• [Supplied data]:

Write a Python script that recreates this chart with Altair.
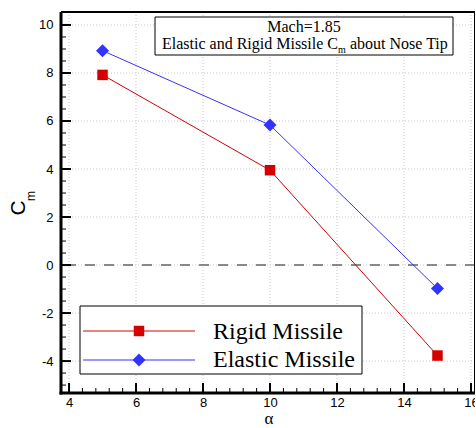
import altair as alt
import pandas as pd

alpha = [5, 10, 15]
rigid = [7.92, 3.95, -3.77]
elastic = [8.93, 5.83, -0.98]

x_major = [4, 6, 8, 10, 12, 14, 16]
y_major = [-4, -2, 0, 2, 4, 6, 8, 10]
x_minor = [round(3.6 + 0.4 * i, 2) for i in range(33)]
y_minor = [round(-5 + 0.5 * i, 2) for i in range(31)]

W, H = 414, 381
XD = [3.76, 16.12]
YD = [-5.33, 10.54]

xs = alt.Scale(domain=XD, nice=False, zero=False)
ys = alt.Scale(domain=YD, nice=False, zero=False)

axis_common = dict(
    labelFont="Liberation Sans", labelFontSize=13, labelColor="black",
    ticks=False, domain=False, grid=False, title=None,
    labelFlush=False, labelOverlap=False, labelExpr="'' + datum.value",
)
XAX = alt.Axis(values=x_major, labelPadding=3, **axis_common)
YAX = alt.Axis(values=y_major, labelPadding=8, **axis_common)


def X(field):
    return alt.X(field, scale=xs, axis=XAX)


def Y(field):
    return alt.Y(field, scale=ys, axis=YAX)


df = pd.DataFrame({
    "alpha": alpha * 2,
    "cm": rigid + elastic,
    "series": ["Rigid Missile"] * 3 + ["Elastic Missile"] * 3,
})
RED = "#d40000"
BLUE = "#3333ff"

# grid
gx = alt.Chart(pd.DataFrame({"v": x_major})).mark_rule(
    color="#c8c8c8", strokeDash=[1, 2], strokeWidth=1
).encode(x=X("v:Q"))
gy = alt.Chart(pd.DataFrame({"v": y_major})).mark_rule(
    color="#c8c8c8", strokeDash=[1, 2], strokeWidth=1
).encode(y=Y("v:Q"))

# zero line
zero = alt.Chart(pd.DataFrame({"v": [0]})).mark_rule(
    color="#666666", strokeDash=[10, 9], strokeWidth=1.5
).encode(y=Y("v:Q"))

# inward ticks
tx_major = alt.Chart(pd.DataFrame({"v": x_major})).mark_rule(color="black", strokeWidth=2).encode(
    x=X("v:Q"), y=alt.value(H), y2=alt.value(H - 10))
tx_minor = alt.Chart(pd.DataFrame({"v": [v for v in x_minor if XD[0] <= v <= XD[1]]})).mark_rule(
    color="black", strokeWidth=1).encode(
    x=X("v:Q"), y=alt.value(H), y2=alt.value(H - 5))
ty_major = alt.Chart(pd.DataFrame({"v": y_major})).mark_rule(color="black", strokeWidth=2).encode(
    y=Y("v:Q"), x=alt.value(0), x2=alt.value(10))
ty_minor = alt.Chart(pd.DataFrame({"v": [v for v in y_minor if YD[0] <= v <= YD[1]]})).mark_rule(
    color="black", strokeWidth=1).encode(
    y=Y("v:Q"), x=alt.value(0), x2=alt.value(5))

one = pd.DataFrame({"a": [0]})

# frame
left = alt.Chart(one).mark_rule(color="black", strokeWidth=3).encode(
    x=alt.value(0), y=alt.value(0), y2=alt.value(H + 1.5))
bottom = alt.Chart(one).mark_rule(color="black", strokeWidth=3).encode(
    y=alt.value(H), x=alt.value(-1.5), x2=alt.value(W + 2))
top = alt.Chart(one).mark_rule(color="black", strokeWidth=2).encode(
    y=alt.value(0), x=alt.value(0), x2=alt.value(W + 2))
right = alt.Chart(one).mark_rule(color="black", strokeWidth=2).encode(
    x=alt.value(W), y=alt.value(0), y2=alt.value(H))

color_scale = alt.Scale(domain=["Rigid Missile", "Elastic Missile"], range=[RED, BLUE])
lines = alt.Chart(df).mark_line(strokeWidth=1).encode(
    x=X("alpha:Q"),
    y=Y("cm:Q"),
    color=alt.Color("series:N", scale=color_scale, legend=None),
    detail="series:N",
)
pts_r = alt.Chart(df[df.series == "Rigid Missile"]).mark_point(
    shape="square", filled=True, size=110, color=RED, opacity=1
).encode(x=X("alpha:Q"), y=Y("cm:Q"))
pts_e = alt.Chart(df[df.series == "Elastic Missile"]).mark_point(
    shape="diamond", filled=True, size=170, color=BLUE, opacity=1
).encode(x=X("alpha:Q"), y=Y("cm:Q"))

# title box
tbox = alt.Chart(one).mark_rect(fill="white", stroke="black", strokeWidth=1).encode(
    x=alt.value(94), x2=alt.value(392), y=alt.value(5), y2=alt.value(43))
t1 = alt.Chart(one).mark_text(font="Liberation Serif", fontSize=16, color="black").encode(
    x=alt.value(243), y=alt.value(15), text=alt.value("Mach=1.85"))
t2a = alt.Chart(one).mark_text(font="Liberation Serif", fontSize=16, color="black", align="right").encode(
    x=alt.value(277), y=alt.value(32), text=alt.value("Elastic and Rigid Missile C"))
t2b = alt.Chart(one).mark_text(font="Liberation Serif", fontSize=10, color="black", align="left").encode(
    x=alt.value(277), y=alt.value(38), text=alt.value("m"))
t2c = alt.Chart(one).mark_text(font="Liberation Serif", fontSize=16, color="black", align="left").encode(
    x=alt.value(289), y=alt.value(32), text=alt.value("about Nose Tip"))

# legend box
lbox = alt.Chart(one).mark_rect(fill="white", stroke="black", strokeWidth=1).encode(
    x=alt.value(19), x2=alt.value(301), y=alt.value(294), y2=alt.value(362))
lr_line = alt.Chart(one).mark_rule(color=RED, strokeWidth=1).encode(
    x=alt.value(22), x2=alt.value(134), y=alt.value(319))
lr_pt = alt.Chart(one).mark_point(shape="square", filled=True, size=110, color=RED, opacity=1).encode(
    x=alt.value(78), y=alt.value(319))
lr_tx = alt.Chart(one).mark_text(font="Liberation Serif", fontSize=24, color="black", align="left").encode(
    x=alt.value(152), y=alt.value(320), text=alt.value("Rigid Missile"))
le_line = alt.Chart(one).mark_rule(color=BLUE, strokeWidth=1).encode(
    x=alt.value(22), x2=alt.value(134), y=alt.value(348))
le_pt = alt.Chart(one).mark_point(shape="diamond", filled=True, size=170, color=BLUE, opacity=1).encode(
    x=alt.value(78), y=alt.value(348))
le_tx = alt.Chart(one).mark_text(font="Liberation Serif", fontSize=24, color="black", align="left").encode(
    x=alt.value(152), y=alt.value(348), text=alt.value("Elastic Missile"))

# axis titles
xt = alt.Chart(one).mark_text(font="Liberation Serif", fontSize=17, color="black",
                             baseline="bottom").encode(
    x=alt.value(208), y=alt.value(416), text=alt.value("α"))
ytC = alt.Chart(one).mark_text(font="Liberation Sans", fontSize=21, color="black", angle=270).encode(
    x=alt.value(-42), y=alt.value(196), text=alt.value("C"))
ytm = alt.Chart(one).mark_text(font="Liberation Sans", fontSize=12, color="black", angle=270,
                              align="left").encode(
    x=alt.value(-30), y=alt.value(189), text=alt.value("m"))

chart = alt.layer(
    gx, gy, zero, lines, pts_r, pts_e,
    tbox, t1, t2a, t2b, t2c,
    lbox, lr_line, lr_pt, lr_tx, le_line, le_pt, le_tx,
    tx_minor, tx_major, ty_minor, ty_major, left, bottom, top, right,
    xt, ytC, ytm,
).properties(
    width=W, height=H,
    padding={"left": 61, "top": 12, "right": 0, "bottom": 35},
    autosize=alt.AutoSizeParams(type="none"),
).configure_view(stroke=None).configure(background="white")

chart.save("out.html", embed_options={"renderer": "svg", "actions": False})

• [Your objective]: With the pictures left out, restate word for word every line of the data above, from the first down to the line that contains "elastic = [8.93, 5.83, -0.98]".

• [Exercise output]:
Write a Python script that recreates this chart with Altair.
import altair as alt
import pandas as pd

alpha = [5, 10, 15]
rigid = [7.92, 3.95, -3.77]
elastic = [8.93, 5.83, -0.98]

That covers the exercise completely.